Wind Slabs form in specific areas, and are confined to lee and cross-loaded terrain features. They can be avoided by sticking to sheltered or wind-scoured areas..
Wind Slab avalanche. Winds blew from left to right. The area above the ridge has been scoured, and the snow drifted into a wind slab on the slope below.
Wind slabs can take up to a week to stabilize. They are confined to lee and cross-loaded terrain features and can be avoided by sticking to sheltered or wind scoured areas.
Storm slab avalanches are lingering but should become less reactive than they were over the weekend. Expect deeper and more dangerous slabs near the Salmon la Sac, Teanaway, and Icicle drainages. Step, or ride off into untracked snow once in a while, and look for shooting cracks as you travel. Avalanches could break within storm layers or beneath the three-day storm total. Check the interface (January 10th) beneath the recent snow. If you find weak snow or facets, use extra caution near slopes 35 degrees and steeper.
Storm totals increase substantially closer to the crest.

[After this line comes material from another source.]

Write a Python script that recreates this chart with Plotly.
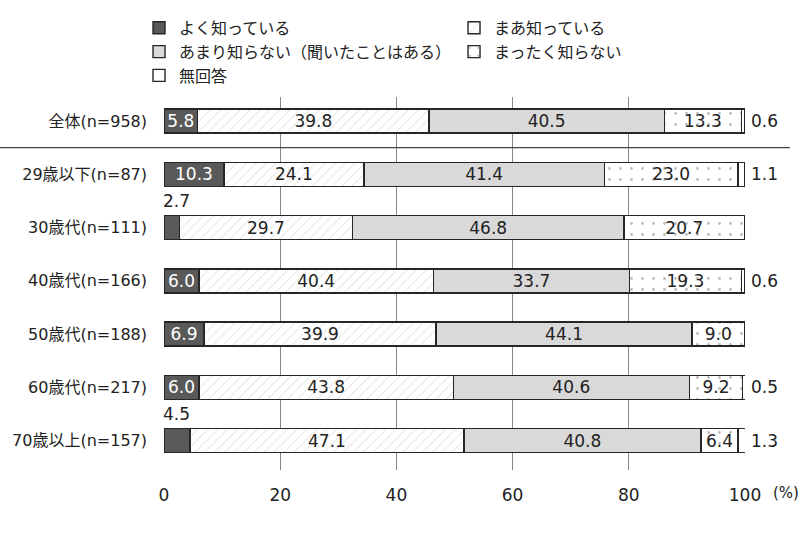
import plotly.graph_objects as go

# data (%)
groups = ["全体(n=958)", "29歳以下(n=87)", "30歳代(n=111)", "40歳代(n=166)",
          "50歳代(n=188)", "60歳代(n=217)", "70歳以上(n=157)"]
answers = ["よく知っている", "まあ知っている", "あまり知らない（聞いたことはある）",
           "まったく知らない", "無回答"]
know_well = [5.8, 10.3, 2.7, 6.0, 6.9, 6.0, 4.5]
know_some = [39.8, 24.1, 29.7, 40.4, 39.9, 43.8, 47.1]
barely = [40.5, 41.4, 46.8, 33.7, 44.1, 40.6, 40.8]
not_at_all = [13.3, 23.0, 20.7, 19.3, 9.0, 9.2, 6.4]
no_answer = [0.6, 1.1, 0.0, 0.6, 0.0, 0.5, 1.3]
series = [know_well, know_some, barely, not_at_all, no_answer]

FONT = "DejaVu Sans, Noto Sans CJK JP"
styles = [
    dict(color="#595959", pattern=dict(shape=""), tc="white"),
    dict(color="white", pattern=dict(shape="/", fgcolor="#b8b8b8", bgcolor="white",
                                     size=7, solidity=0.14), tc="#222"),
    dict(color="#d9d9d9", pattern=dict(shape=""), tc="#222"),
    dict(color="white", pattern=dict(shape=".", fgcolor="#777", bgcolor="white",
                                     size=11, solidity=0.05), tc="#222"),
    dict(color="white", pattern=dict(shape=""), tc="#222"),
]

fig = go.Figure()
for name, vals, st in zip(answers, series, styles):
    txt = ["%.1f" % v if v >= 5 else "" for v in vals]
    fig.add_trace(go.Bar(
        y=groups, x=vals, name=name, orientation="h",
        text=txt, textposition="inside", insidetextanchor="middle", textangle=0,
        textfont=dict(size=17, color=st["tc"], family=FONT),
        marker=dict(color=st["color"], pattern=st["pattern"],
                    line=dict(color="#262626", width=1.4)),
        width=0.45, hoverinfo="skip",
    ))

# small values drawn outside the bars
ann = []
for i, g in enumerate(groups):
    if 0 < know_well[i] < 5:
        ann.append(dict(x=0, y=g, text="%.1f" % know_well[i], xanchor="left",
                        xshift=-3, yshift=27, showarrow=False,
                        font=dict(size=17, color="#222")))
    if 0 < no_answer[i] < 5:
        ann.append(dict(x=100, y=g, text="%.1f" % no_answer[i], xanchor="left",
                        xshift=4, showarrow=False, font=dict(size=17, color="#222")))
ann.append(dict(xref="paper", yref="paper", x=1, y=0, text="(%)", xanchor="left",
                yanchor="top", xshift=26, yshift=-12, showarrow=False,
                font=dict(size=15, color="#222")))

fig.update_layout(
    width=802, height=534, barmode="stack",
    margin=dict(l=164, r=57, t=97, b=64, autoexpand=False),
    plot_bgcolor="white", paper_bgcolor="white",
    font=dict(family=FONT, size=17, color="#222"),
    uniformtext=dict(minsize=17, mode="show"),
    annotations=ann,
    legend=dict(orientation="h", x=-0.043, y=1.011, xanchor="left", yanchor="bottom",
                traceorder="normal", entrywidth=270, tracegroupgap=0,
                font=dict(size=16), itemclick=False),
    shapes=[dict(type="line", xref="paper", yref="y", x0=-0.3, x1=626 / 581,
                 y0=0.5, y1=0.5, line=dict(color="#444", width=1.2))],
)
fig.update_xaxes(range=[0, 100], tickvals=[0, 20, 40, 60, 80, 100],
                 showgrid=True, gridcolor="#888", gridwidth=1.2,
                 zeroline=False, showline=False, ticks="", ticklabelstandoff=13,
                 tickfont=dict(size=17), automargin=False)
fig.update_yaxes(range=[6.55, -0.45], autorange=False, showgrid=False,
                 ticks="", ticklabelstandoff=16, tickfont=dict(size=16),
                 automargin=False)

# drop the page's default body margin so the figure fills the window exactly
fig.write_html("out.html", config={"displayModeBar": False},
               post_script="document.body.style.margin='0';")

The Sasse Ridge Snotel site (4,300ft) has gained almost 30" of snow with 3" of water equivalent since the morning of the 10th. By contrast, Mission Ridge has picked up just under 1" of water equivalent in that time.
Release of a soft cohesive layer (a slab) of new snow that breaks within the storm snow or on the old snow surface. Storm-slab problems typically last between a few hours and few days. Storm-slabs that form over a persistent weak layer (surface hoar, depth hoar, or near-surface facets) may be termed Persistent Slabs or may develop into Persistent Slabs.
You can reduce your risk from Storm Slabs by waiting a day or two after a storm before venturing into steep terrain. Storm slabs are most dangerous on slopes with terrain traps, such as timber, gullies, over cliffs, or terrain features that make it difficult for a rider to escape off the side.
Storm slabs usually stabilize within a few days, and release at or below the trigger point. They exist throughout the terrain, and can be avoided by waiting for the storm snow to stabilize.